What this means for Sunday's game: Houston's late-inning leverage is significantly above market expectation right now. Any line that treats this as a standard series game is probably a tick short on Houston.
Caminero Running Hot for Tampa
The Rays have their own offensive argument. Rays third baseman Junior Caminero has 11 homers in 11 games, hitting .350/.400/.750 in that stretch. That is not a slump-buster run; that is a sustained power surge that belongs in the same conversation as Alvarez's July.
The counter-narrative here cuts both ways: Tampa has genuine run-scoring upside, which complicates leaning heavily toward unders in this series.
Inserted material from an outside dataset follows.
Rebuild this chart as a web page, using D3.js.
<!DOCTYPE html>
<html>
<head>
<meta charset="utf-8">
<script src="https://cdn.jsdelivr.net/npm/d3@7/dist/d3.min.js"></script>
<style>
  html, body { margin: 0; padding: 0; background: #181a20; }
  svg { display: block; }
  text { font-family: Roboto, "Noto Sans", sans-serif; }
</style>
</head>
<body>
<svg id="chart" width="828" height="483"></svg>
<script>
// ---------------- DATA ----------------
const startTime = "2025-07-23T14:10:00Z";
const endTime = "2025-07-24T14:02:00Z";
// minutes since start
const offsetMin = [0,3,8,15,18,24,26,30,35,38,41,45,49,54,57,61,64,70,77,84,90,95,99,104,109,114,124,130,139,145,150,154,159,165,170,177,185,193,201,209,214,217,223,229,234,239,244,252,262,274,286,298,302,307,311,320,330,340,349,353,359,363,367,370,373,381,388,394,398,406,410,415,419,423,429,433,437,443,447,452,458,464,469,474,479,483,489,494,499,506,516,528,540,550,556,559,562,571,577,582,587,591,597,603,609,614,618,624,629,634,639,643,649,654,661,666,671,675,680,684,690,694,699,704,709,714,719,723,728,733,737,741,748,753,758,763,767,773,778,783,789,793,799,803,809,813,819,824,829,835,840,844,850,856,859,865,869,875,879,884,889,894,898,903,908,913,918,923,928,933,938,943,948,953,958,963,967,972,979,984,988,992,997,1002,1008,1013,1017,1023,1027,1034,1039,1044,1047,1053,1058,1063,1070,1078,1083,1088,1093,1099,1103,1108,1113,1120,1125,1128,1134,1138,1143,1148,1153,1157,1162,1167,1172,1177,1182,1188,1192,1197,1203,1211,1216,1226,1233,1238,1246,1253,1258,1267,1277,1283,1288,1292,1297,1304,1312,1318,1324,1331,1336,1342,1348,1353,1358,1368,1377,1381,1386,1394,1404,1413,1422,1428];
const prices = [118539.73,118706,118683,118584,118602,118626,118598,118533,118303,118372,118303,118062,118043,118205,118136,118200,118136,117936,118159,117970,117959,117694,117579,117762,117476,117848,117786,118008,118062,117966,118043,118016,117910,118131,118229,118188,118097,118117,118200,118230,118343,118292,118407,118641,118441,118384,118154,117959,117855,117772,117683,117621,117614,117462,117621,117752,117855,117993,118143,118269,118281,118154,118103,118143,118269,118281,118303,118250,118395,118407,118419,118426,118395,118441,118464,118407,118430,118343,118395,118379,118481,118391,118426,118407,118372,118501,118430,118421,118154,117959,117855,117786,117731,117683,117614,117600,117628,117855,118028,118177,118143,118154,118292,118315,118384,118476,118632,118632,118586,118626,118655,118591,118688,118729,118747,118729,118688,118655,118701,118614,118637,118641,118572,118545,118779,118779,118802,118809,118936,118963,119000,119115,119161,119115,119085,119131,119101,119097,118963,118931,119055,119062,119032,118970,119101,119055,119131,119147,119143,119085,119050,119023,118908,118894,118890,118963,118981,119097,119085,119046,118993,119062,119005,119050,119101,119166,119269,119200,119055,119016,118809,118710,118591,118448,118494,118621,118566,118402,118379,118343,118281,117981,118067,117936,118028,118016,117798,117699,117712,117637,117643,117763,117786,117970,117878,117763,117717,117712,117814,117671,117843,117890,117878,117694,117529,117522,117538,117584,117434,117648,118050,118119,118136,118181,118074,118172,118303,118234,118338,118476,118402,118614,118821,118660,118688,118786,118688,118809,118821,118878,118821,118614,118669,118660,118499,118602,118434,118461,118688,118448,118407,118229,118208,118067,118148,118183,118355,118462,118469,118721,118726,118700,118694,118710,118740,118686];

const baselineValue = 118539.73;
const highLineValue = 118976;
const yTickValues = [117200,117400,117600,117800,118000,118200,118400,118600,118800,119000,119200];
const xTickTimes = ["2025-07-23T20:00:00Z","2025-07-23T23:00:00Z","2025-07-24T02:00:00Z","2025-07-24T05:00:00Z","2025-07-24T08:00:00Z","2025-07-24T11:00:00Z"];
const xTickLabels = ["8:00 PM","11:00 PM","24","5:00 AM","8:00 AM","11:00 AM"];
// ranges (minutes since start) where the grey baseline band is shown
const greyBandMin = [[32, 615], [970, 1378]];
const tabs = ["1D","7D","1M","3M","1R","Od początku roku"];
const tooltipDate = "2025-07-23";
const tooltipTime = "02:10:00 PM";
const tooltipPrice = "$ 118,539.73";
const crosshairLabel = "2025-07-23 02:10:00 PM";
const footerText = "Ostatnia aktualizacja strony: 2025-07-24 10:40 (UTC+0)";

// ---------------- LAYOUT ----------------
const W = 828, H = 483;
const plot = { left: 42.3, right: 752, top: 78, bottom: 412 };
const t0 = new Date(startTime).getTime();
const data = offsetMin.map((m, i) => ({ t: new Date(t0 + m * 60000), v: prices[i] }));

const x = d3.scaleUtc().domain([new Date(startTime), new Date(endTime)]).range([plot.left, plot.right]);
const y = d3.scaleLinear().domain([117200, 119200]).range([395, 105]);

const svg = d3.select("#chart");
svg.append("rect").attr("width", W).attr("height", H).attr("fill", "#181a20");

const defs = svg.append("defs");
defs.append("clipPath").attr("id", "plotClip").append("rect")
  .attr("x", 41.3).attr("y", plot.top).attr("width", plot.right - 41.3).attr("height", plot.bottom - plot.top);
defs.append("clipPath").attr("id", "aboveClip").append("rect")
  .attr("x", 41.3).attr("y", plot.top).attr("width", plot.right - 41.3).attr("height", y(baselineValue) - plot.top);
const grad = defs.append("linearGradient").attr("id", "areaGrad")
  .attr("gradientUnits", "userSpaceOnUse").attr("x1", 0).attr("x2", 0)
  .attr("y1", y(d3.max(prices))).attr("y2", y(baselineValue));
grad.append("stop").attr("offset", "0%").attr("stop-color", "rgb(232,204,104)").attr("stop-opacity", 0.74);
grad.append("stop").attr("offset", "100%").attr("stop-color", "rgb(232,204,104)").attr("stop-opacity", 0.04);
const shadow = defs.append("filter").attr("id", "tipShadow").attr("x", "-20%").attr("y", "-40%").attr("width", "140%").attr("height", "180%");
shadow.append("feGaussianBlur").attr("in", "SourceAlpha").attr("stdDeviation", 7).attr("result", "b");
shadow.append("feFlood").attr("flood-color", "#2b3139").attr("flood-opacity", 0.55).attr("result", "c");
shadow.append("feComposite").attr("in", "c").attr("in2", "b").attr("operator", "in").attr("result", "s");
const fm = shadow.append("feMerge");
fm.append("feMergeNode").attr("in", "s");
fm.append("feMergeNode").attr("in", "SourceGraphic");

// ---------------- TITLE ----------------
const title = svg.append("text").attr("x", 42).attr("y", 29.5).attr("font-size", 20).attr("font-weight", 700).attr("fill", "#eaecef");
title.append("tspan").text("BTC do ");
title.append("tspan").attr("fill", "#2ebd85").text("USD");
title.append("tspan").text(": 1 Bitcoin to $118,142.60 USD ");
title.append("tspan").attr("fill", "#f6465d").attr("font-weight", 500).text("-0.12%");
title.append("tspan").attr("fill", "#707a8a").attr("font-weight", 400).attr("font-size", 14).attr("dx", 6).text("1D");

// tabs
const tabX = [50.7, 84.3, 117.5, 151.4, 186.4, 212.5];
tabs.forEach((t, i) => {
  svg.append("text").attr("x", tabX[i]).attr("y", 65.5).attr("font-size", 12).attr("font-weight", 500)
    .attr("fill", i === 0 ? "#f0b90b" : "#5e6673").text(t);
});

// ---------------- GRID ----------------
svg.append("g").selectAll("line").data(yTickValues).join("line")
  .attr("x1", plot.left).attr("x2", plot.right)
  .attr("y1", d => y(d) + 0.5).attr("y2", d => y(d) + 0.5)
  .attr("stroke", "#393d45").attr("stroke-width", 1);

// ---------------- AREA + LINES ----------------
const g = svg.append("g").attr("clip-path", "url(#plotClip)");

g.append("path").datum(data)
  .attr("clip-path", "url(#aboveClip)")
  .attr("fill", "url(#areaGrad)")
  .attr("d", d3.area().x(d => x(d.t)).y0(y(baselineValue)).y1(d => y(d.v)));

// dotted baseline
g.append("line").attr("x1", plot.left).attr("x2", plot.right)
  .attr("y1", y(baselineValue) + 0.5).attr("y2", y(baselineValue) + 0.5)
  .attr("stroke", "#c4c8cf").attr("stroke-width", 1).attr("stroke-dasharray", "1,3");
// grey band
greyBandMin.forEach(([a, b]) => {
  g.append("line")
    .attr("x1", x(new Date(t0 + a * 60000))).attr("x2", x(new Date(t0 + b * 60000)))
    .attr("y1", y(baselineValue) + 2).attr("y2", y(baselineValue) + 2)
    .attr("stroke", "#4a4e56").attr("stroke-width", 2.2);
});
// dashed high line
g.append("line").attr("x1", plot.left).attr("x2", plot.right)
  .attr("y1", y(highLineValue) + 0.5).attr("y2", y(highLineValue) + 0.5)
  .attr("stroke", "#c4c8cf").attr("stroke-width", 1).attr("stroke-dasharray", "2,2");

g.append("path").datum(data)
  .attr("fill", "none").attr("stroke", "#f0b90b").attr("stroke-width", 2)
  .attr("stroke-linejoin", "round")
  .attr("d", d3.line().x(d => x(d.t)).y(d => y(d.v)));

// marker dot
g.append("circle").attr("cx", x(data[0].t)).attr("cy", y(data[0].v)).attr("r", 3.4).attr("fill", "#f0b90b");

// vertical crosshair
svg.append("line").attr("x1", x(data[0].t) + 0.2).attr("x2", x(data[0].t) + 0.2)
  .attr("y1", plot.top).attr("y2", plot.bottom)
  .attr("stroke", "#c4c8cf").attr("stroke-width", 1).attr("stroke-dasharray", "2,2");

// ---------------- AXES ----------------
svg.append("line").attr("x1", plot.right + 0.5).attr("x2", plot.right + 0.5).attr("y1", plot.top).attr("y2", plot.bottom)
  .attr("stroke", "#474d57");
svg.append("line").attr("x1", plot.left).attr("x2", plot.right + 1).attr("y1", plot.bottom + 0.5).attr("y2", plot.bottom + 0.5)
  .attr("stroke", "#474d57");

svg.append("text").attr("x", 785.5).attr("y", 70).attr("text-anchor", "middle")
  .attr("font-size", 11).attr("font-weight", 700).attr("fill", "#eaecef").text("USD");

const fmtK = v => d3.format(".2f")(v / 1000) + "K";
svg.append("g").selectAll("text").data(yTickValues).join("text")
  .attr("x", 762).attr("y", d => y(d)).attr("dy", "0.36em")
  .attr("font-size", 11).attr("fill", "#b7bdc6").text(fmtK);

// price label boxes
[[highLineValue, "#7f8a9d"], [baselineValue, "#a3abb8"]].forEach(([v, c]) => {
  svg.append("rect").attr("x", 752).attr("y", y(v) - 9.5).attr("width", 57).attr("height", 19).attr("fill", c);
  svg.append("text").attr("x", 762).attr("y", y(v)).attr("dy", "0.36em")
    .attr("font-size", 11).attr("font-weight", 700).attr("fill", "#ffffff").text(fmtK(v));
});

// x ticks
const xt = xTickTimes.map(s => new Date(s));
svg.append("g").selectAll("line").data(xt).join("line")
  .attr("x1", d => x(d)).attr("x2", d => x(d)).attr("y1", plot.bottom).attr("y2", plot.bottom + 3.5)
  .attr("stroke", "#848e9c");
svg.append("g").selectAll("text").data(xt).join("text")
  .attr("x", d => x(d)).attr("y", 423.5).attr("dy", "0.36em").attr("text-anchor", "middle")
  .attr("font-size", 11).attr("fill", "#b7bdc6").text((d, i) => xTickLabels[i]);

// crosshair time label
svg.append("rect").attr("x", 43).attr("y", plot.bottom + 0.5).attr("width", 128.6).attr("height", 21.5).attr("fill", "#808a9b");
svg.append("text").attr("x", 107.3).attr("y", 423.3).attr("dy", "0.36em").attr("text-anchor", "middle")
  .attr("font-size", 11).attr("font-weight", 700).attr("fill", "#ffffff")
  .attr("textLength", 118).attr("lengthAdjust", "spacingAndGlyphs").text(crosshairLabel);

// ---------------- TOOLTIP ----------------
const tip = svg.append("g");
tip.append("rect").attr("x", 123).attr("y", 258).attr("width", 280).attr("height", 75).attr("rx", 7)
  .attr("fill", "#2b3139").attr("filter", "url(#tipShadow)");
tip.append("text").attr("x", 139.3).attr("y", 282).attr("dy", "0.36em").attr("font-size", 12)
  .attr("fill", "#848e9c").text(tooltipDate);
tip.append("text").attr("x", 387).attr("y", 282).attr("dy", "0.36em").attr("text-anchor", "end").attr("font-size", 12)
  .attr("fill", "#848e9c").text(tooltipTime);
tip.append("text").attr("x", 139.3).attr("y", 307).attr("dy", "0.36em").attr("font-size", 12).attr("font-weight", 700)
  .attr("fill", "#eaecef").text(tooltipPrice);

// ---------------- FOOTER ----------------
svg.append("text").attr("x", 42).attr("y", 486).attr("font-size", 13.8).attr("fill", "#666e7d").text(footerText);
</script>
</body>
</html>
When both lineups carry a middle-of-the-order bat running this hot, totals deserve a second look.
| Player | Stretch | AVG | OBP | SLG | HR |
|---|---|---|---|---|---|
| Yordan Alvarez | July (7 G) | .357 | .444 | .857 | 5 |
| Junior Caminero | Last 11 G | .350 | .400 | .750 | 11 |
Two hitters operating above .800 SLG in the same series is not a totals-friendly environment.
The All-Star Angle and What It Means for Roster Depth
The All-Star roster shuffle adds a secondary layer worth noting. Chase Burns of the Reds earned his first selection after posting a 2.43 ERA and 10.8 strikeouts per nine innings. His fastball touches 100. Burns will not appear in Sunday's game, but his All-Star selection is a market signal on Cincinnati's rotation depth and NL futures pricing.
Michael Wacha's selection is a quieter tell. He is 14 starts into a season showing a 3.60 ERA and a 1.15 WHIP. Veterans with WHIP under 1.20 tend to outpitch their surface ERA in high-leverage spots. His Houston connection, having pitched there in prior years, is ambient context.
For the Reds specifically, Burns' 2.43 ERA heading into the second half is the kind of number that should be moving Cincinnati's win total and NL Wild Card odds if the market hasn't already caught up.
What to Watch Next
Sunday's Astros-Rays starter and lineup card is the confirmation needed before anything finalizes. If Alvarez bats third or fourth with a lefty on the mound, the late-inning leverage case gets sharper. On the Reds side, watch for any movement on Cincinnati's second-half win total now that Burns has a national spotlight and a 2.43 ERA on his resume heading into July.